Picture QC Guide: Dead Pixels, Banding & Cadence Fixes
Final picture quality control (QC) is the last line of defense before a film or series reaches its audience. It is a critical, often underestimated phase of the post-production pipeline, ensuring the visual integrity of the graded master and all its derived deliverables. This guide covers the meticulous process of picture QC, focusing on common visual artifacts like dead pixels, banding, cadence issues, and various compression glitches, providing actionable strategies for detection, prevention, and remediation. For a comprehensive overview of the entire color pipeline, from initial setup to final delivery, see our Full guide: Color Grading Pipeline: From Set Monitoring to Final Master.
Executive Summary
Picture QC is the last line of defense before a master ships.
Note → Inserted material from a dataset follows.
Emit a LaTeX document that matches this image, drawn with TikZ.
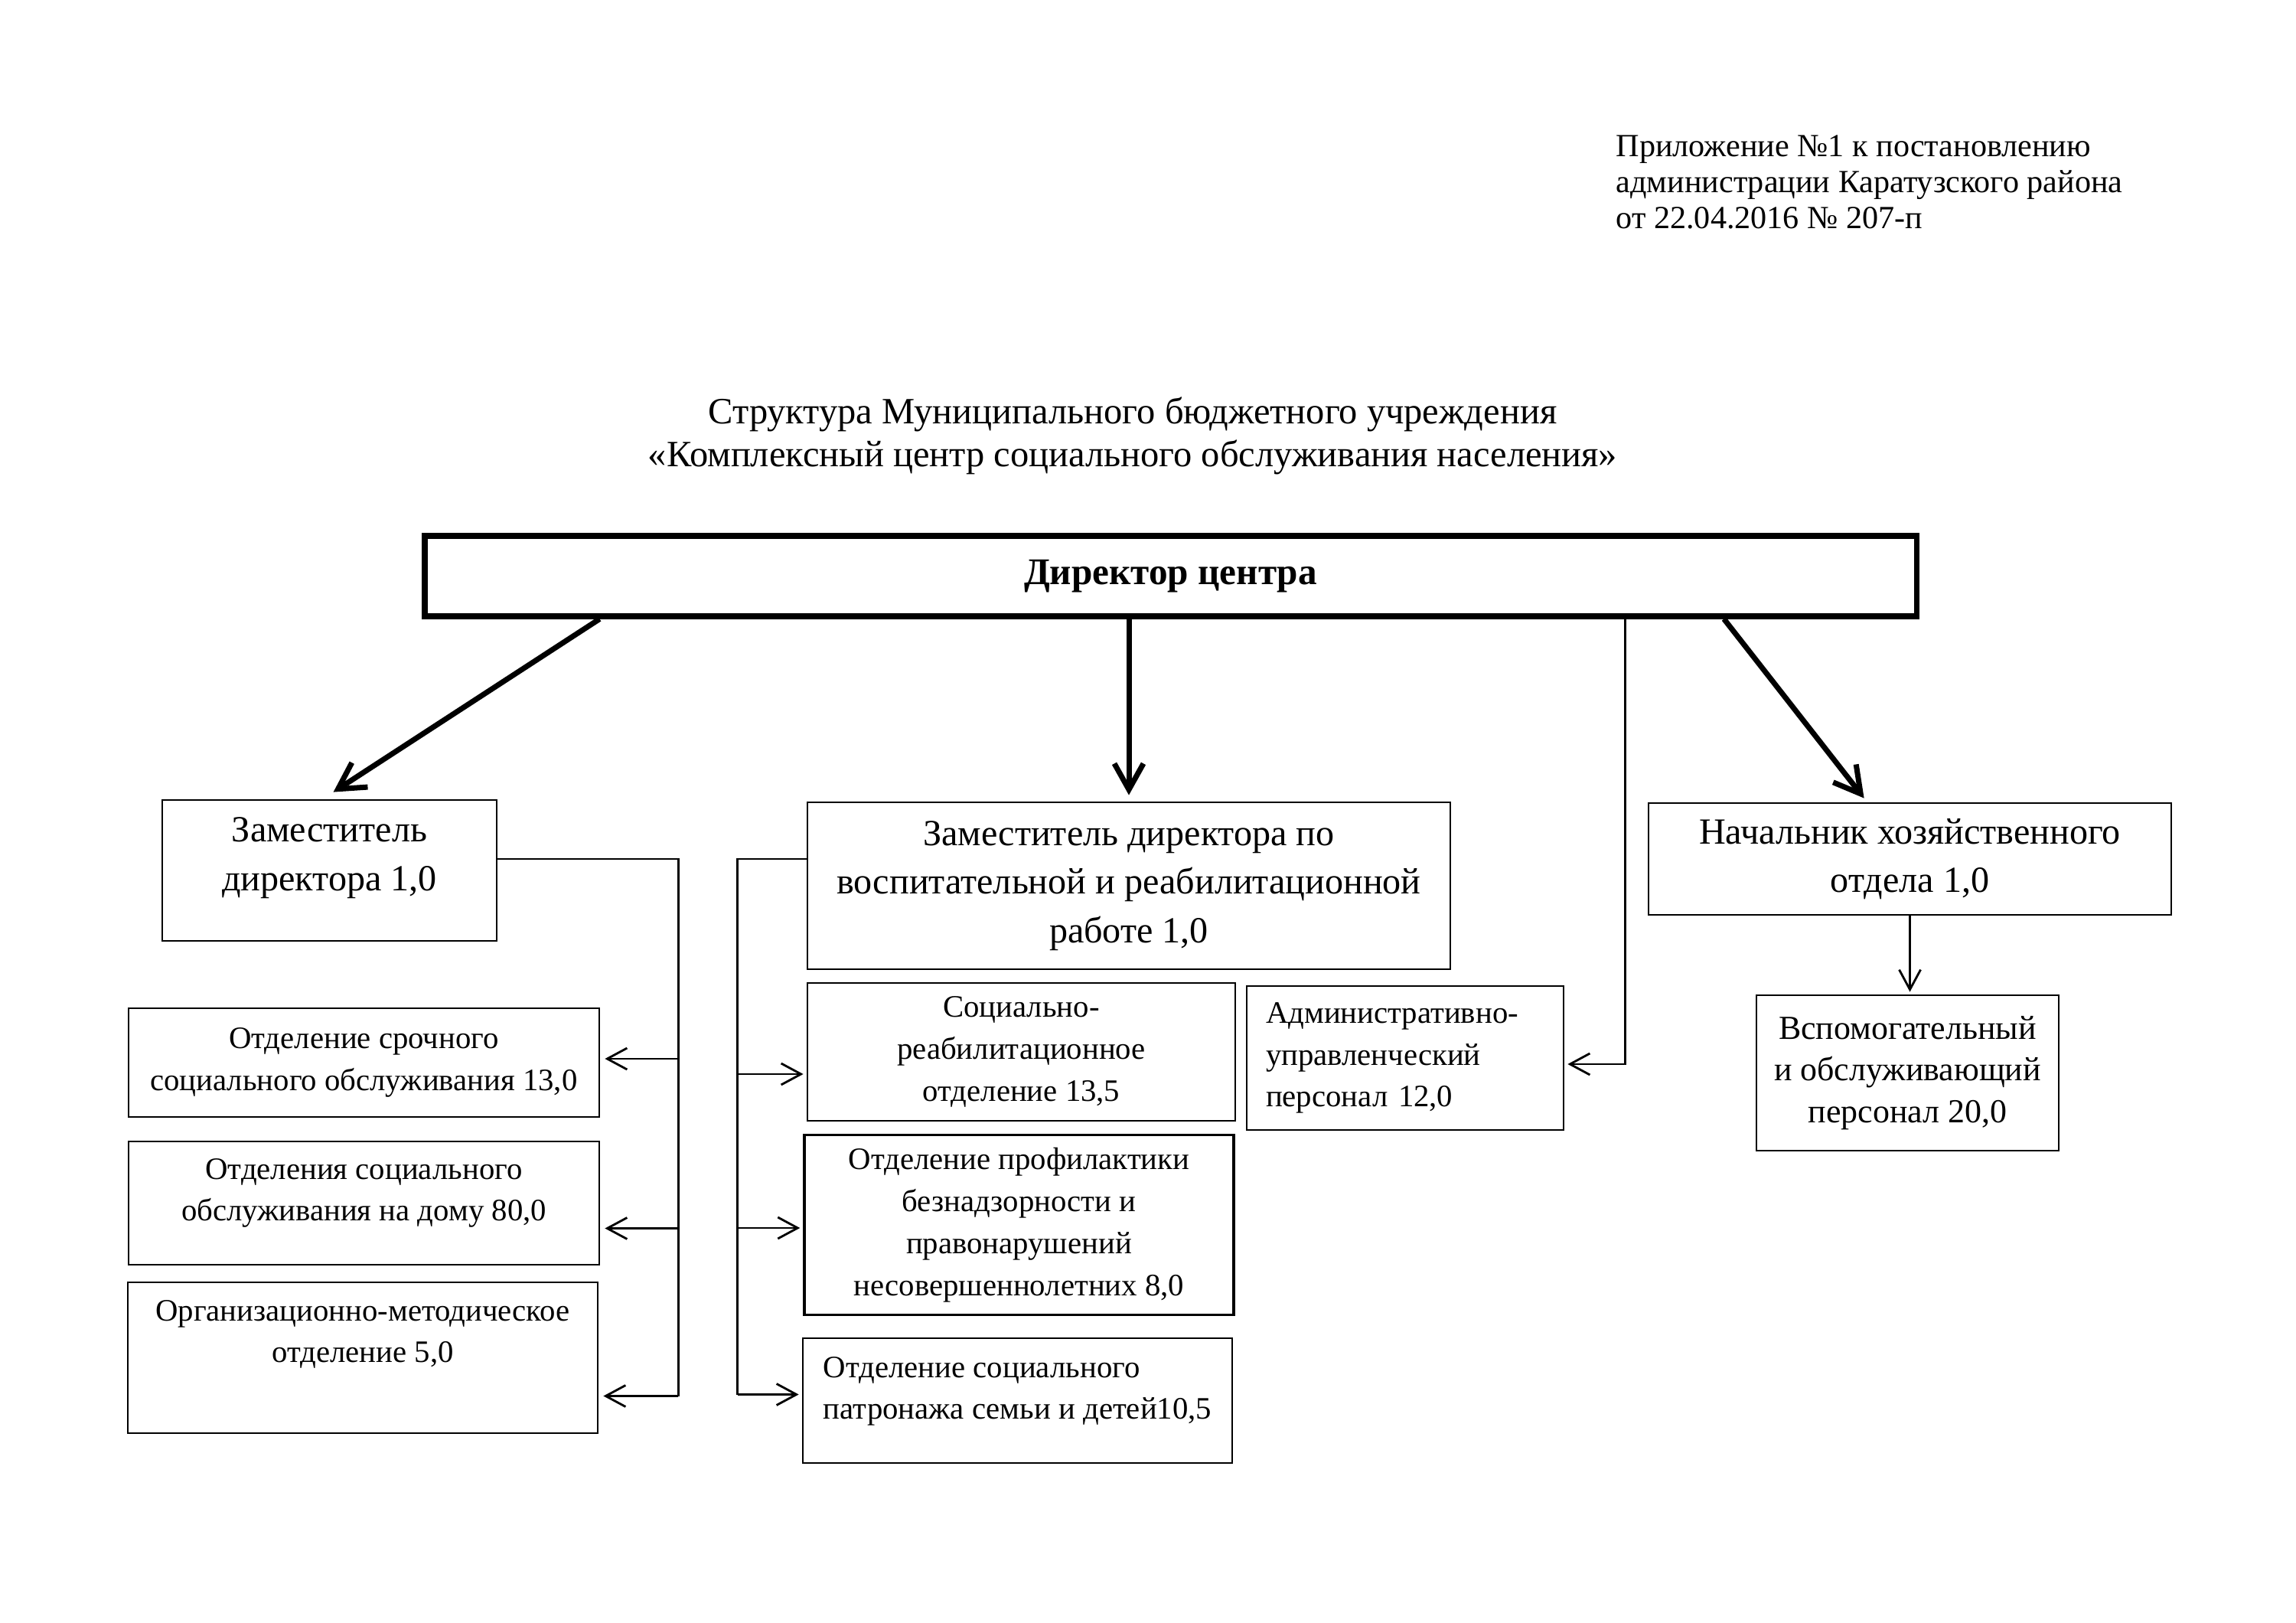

Done well, it catches sensor-baked dead pixels, banding in skies and gradients, cadence judder from sloppy frame-rate conversions, and compression artifacts that only appear in the consumer encode. Done poorly, it produces rejections from Netflix, Amazon, the BBC, or theatrical distributors and triggers expensive re-deliveries. This guide breaks QC into five disciplines: workflow design, dead pixel hunting, banding and compression control, cadence and temporal review, and infrastructure (monitors, standards, documentation). Every section ends with a Pro Tip pulled from facility practice.
The core principle: automated QC tools (Telestream Vidchecker, Interra Baton, Venera Pulsar) catch structural and signal faults, but only a trained human in a calibrated suite catches perceptual problems. Build your pipeline around both.
Table of Contents
- Professional Picture QC Workflow in the Color Pipeline
Professional Picture QC Workflow in the Color Pipeline
The professional QC workflow is a structured and highly specialized stage, typically occurring after picture lock and the completion of the color grade, but before final deliverables are generated. It serves as a comprehensive audit of the visual master, identifying any anomalies that might detract from the viewing experience or violate technical specifications. This stage is not merely a checkbox; it is a dedicated process requiring specific tools, controlled environments, and skilled operators.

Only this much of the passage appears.